[Cryptography] FREAK attack
Jerry Leichter
leichter at lrw.com
Sat Mar 7 07:27:15 EST 2015
On Mar 6, 2015, at 9:05 PM, Salz, Rich <rsalz at akamai.com> wrote:
> If FREAK shows 512K RSA can be factored in under half a day, then perhaps 1K RSA, which some have picked for the base year, can probably be factored in a week or two. So clearly, there has to be at least one change in your timelines.
I'm not sure how you're getting your estimate for 1K RSA. The RSA-1024 factoring challenge - with a $100,000 prize - remains unsolved. Indications are that someone will break it "any time now", but it hasn't happened.
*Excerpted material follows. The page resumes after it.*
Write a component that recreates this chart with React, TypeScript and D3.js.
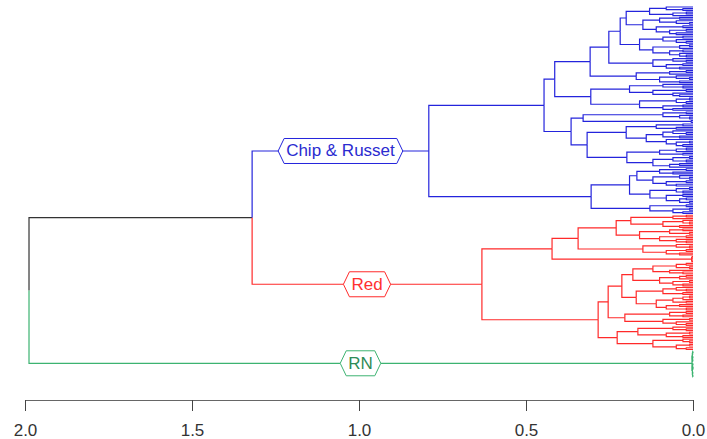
import React, { useEffect, useRef } from 'react';
import * as d3 from 'd3';

// Newick-like strings: "x" is a leaf, "(a,b)h" joins a and b at height h
// Chip & Russet sub-clusters
const crP1a = "(((x,(x,x)0.03)0.08,((x,x)0.02,x)0.06)0.13,(((x,x)0.04,(x,(x,x)0.01)0.05)0.10,((x,x)0.03,((x,x)0.02,(x,x)0.05)0.07)0.11)0.15)0.20";
const crP1b = "(((x,x)0.03,(x,(x,x)0.02)0.05)0.09,(((x,x)0.01,x)0.04,((x,x)0.03,(x,(x,x)0.02)0.04)0.07)0.12)0.16";
const crP2 = "((x,(x,x)0.02)0.06,((x,x)0.03,(x,x)0.04)0.08)0.12";
const crQ = "(((x,x)0.02,x)0.07,((x,(x,x)0.01)0.05,(x,x)0.04)0.10)0.17";
const crC1 = "((x,(x,x)0.03)0.09,((x,x)0.02,(x,(x,x)0.04)0.06)0.12)0.19";
const crC2 = "(((x,x)0.01,(x,x)0.02)0.05,((x,x)0.03,(x,x)0.06)0.09)0.16";
const crR = "(((x,x)0.02,(x,(x,x)0.01)0.04)0.09,(x,x)0.005)0.329";
const crS1 = "(((x,x)0.03,(x,x)0.05)0.11,(((x,(x,x)0.02)0.06,(x,x)0.04)0.09,(x,((x,x)0.01,(x,x)0.03)0.05)0.08)0.14)0.20";
const crS2 = "((((x,x)0.02,x)0.05,(x,x)0.03)0.10,(((x,x)0.01,(x,x)0.02)0.06,((x,x)0.04,x)0.07)0.12)0.198";
const crT1 = "(((x,x)0.02,(x,x)0.06)0.10,((x,(x,x)0.01)0.04,((x,x)0.02,(x,x)0.05)0.08)0.12)0.168";
const crT2 = "(((x,x)0.01,(x,x)0.03)0.05,((x,x)0.03,((x,x)0.02,(x,x)0.01)0.04)0.08)0.129";
const crU = "((x,x)0.02,((x,x)0.01,(x,x)0.03)0.06)0.129";
const chipRusset = `((((((${crP1a},${crP1b})0.218,${crP2})0.252,${crQ})0.308,(${crC1},${crC2})0.306)0.414,(${crR},(${crS1},${crS2})0.317)0.365)0.446,((${crT1},${crT2})0.19,${crU})0.305)0.791`;

// Red sub-clusters
const rdV1 = "(((x,x)0.02,x)0.06,((x,(x,x)0.01)0.03,(x,x)0.04)0.09)0.186";
const rdV2 = "(((x,x)0.03,(x,x)0.01)0.07,((x,x)0.02,(x,(x,x)0.02)0.05)0.10)0.16";
const rdW = "((x,(x,x)0.01)0.05,((x,x)0.02,(x,x)0.04)0.08)0.15";
const rdA2 = "((x,x)0.002,(x,x)0.003)0.004";
const rdX1 = "((((x,x)0.02,(x,x)0.01)0.05,(x,(x,x)0.03)0.07)0.12,(((x,x)0.02,x)0.04,((x,x)0.01,(x,x)0.03)0.06)0.10)0.18";
const rdX2 = "(((x,(x,x)0.02)0.05,(x,x)0.03)0.09,((((x,x)0.01,x)0.03,(x,x)0.02)0.06,((x,x)0.04,(x,x)0.02)0.08)0.11)0.17";
const rdY = "(((x,x)0.02,(x,x)0.03)0.07,((x,x)0.01,(x,(x,x)0.02)0.05)0.09)0.204";
const rdZ1 = "((x,(x,x)0.02)0.06,((x,x)0.01,(x,x)0.03)0.08)0.165";
const rdZ2 = "((x,(x,x)0.01)0.03,((x,x)0.01,(x,x)0.02)0.05)0.12";
const red = `((((${rdV1},${rdV2})0.23,${rdW})0.344,${rdA2})0.422,(((${rdX1},${rdX2})0.213,${rdY})0.254,(${rdZ1},${rdZ2})0.227)0.284)0.632`;

// RN
const rn = "((((x,x)0.0004,x)0.001,((x,x)0.0005,(x,x)0.0008)0.0012)0.002,(((x,x)0.0006,((x,x)0.0003,x)0.0007)0.0011,((x,x)0.0007,(x,x)0.0004)0.0013)0.0018)0.003";

const groupNames = ['Chip & Russet', 'Red', 'RN'];
const groupTrees = [chipRusset, red, rn];
const topHeights = [1.988, 1.32]; // root, chip&russet + red
const axisTicks = [2.0, 1.5, 1.0, 0.5, 0.0];

const lineColors: Record<string, string> = { 'Chip & Russet': '#2424dc', 'Red': '#ff2a2a', 'RN': '#3cb371' };
const textColors: Record<string, string> = { 'Chip & Russet': '#2b2bd0', 'Red': '#ff3030', 'RN': '#2e8b57' };

type TNode = { height: number; children?: TNode[]; group?: string };

function parse(str: string): TNode {
    const s = str.replace(/\s+/g, '');
    let i = 0;
    function node(): TNode {
        if (s[i] === '(') {
            i++;
            const children = [node()];
            while (s[i] === ',') { i++; children.push(node()); }
            i++; // ')'
            const j = i;
            while (i < s.length && /[0-9.]/.test(s[i])) i++;
            return { height: +s.slice(j, i), children };
        }
        i++; // 'x'
        return { height: 0 };
    }
    return node();
}

const W = 707, H = 439;

const Dendrogram: React.FC = () => {
    const svgRef = useRef<SVGSVGElement>(null);

    useEffect(() => {
        if (!svgRef.current) return;
        const svg = d3.select(svgRef.current);
        svg.selectAll('*').remove();

        const groups = groupTrees.map((t, k) => ({ ...parse(t), group: groupNames[k] }));
        const rootData: TNode = {
            height: topHeights[0],
            children: [{ height: topHeights[1], children: [groups[0], groups[1]] }, groups[2]],
        };

        const root = d3.hierarchy<TNode>(rootData, d => d.children);
        const leaves = root.leaves();

        const xScale = d3.scaleLinear().domain([2, 0]).range([25, 693]);
        const yScale = d3.scaleLinear().domain([0, leaves.length - 1]).range([7, 377]);

        const py = new Map<any, number>();
        const col = new Map<any, string>();
        leaves.forEach((l, i) => py.set(l, yScale(i)));
        root.eachAfter(n => {
            if (n.children) {
                const c = n.children;
                py.set(n, (py.get(c[0])! + py.get(c[c.length - 1])!) / 2);
            }
        });
        root.eachBefore(n => {
            if (n.data.group) col.set(n, lineColors[n.data.group]);
            else col.set(n, n.parent ? col.get(n.parent)! : '#333');
        });

        const edges = root.descendants().filter(n => n.parent);
        svg.append('g')
            .selectAll('path')
            .data(edges)
            .join('path')
            .attr('d', n => {
                const p = n.parent!;
                return `M${xScale(p.data.height)},${py.get(p)}V${py.get(n)}H${xScale(n.data.height)}`;
            })
            .style('fill', 'none')
            .style('stroke', n => col.get(n)!)
            .style('stroke-width', 1.2);

        // group labels on the edge leading to each group
        const labelled = root.descendants().filter(n => n.data.group);
        const lg = svg.append('g').style('font-family', '"Liberation Sans", Arial, sans-serif').style('font-size', '17px');
        labelled.forEach(n => {
            const name = n.data.group!;
            const cx = (xScale(n.parent!.data.height) + xScale(n.data.height)) / 2;
            const cy = py.get(n)!;
            const g = lg.append('g');
            const poly = g.append('path');
            const txt = g.append('text')
                .attr('x', cx).attr('y', cy)
                .attr('text-anchor', 'middle')
                .attr('dominant-baseline', 'central')
                .style('fill', textColors[name])
                .text(name);
            const tw = (txt.node() as SVGTextElement).getComputedTextLength();
            const hw = tw / 2 + 8, hh = 12.5, pt = 6;
            poly.attr('d', `M${cx - hw},${cy}L${cx - hw + pt},${cy - hh}H${cx + hw - pt}L${cx + hw},${cy}L${cx + hw - pt},${cy + hh}H${cx - hw + pt}Z`)
                .style('fill', 'white')
                .style('stroke', lineColors[name])
                .style('stroke-width', 1);
        });

        const axis = d3.axisBottom(xScale)
            .tickValues(axisTicks)
            .tickFormat(d3.format('.1f'))
            .tickSize(11)
            .tickSizeOuter(0)
            .tickPadding(13);
        const ag = svg.append('g')
            .attr('transform', 'translate(0,400)')
            .call(axis);
        ag.select('.domain').style('stroke', '#666');
        ag.selectAll('.tick line').style('stroke', '#444');
        ag.selectAll('.tick text')
            .style('font-family', '"Liberation Sans", Arial, sans-serif')
            .style('font-size', '17px')
            .style('fill', '#333');
    }, []);

    return <svg ref={svgRef} width={W} height={H} style={{ position: 'absolute', left: 0, top: 0, background: 'white' }} />;
};

const App: React.FC = () => <Dendrogram />;

export default App;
Of course, the initial break will likely be with a very large network of machines and a great deal of time. To get to routine factoring using reasonable resources will take a number of years more. NIST "deprecated" RSA-1024 as of 2011, but only "disallowed" it starting in 2014, which seems conservative and prudent.
Accepted asymmetric encryption algorithms have not be attacked successfully; they've only "timed out" in the sense that their security parameters have become too small to provide an adequate defense against ever-faster attackers. The "time out" periods have been predicted well in advance over quite a few years, so can reasonably be planned for. At least with RSA, trying to stay "way ahead" - say, using 16K keys - is impractical for performance reasons. What's needed for asymmetric algorithms appears to be: Pick an algorithm and provide a pre-planned means to increase key sizes over time.
At some point we might well want to "transition" from RSA to ECC. But there's little reason to have them as *alternatives*.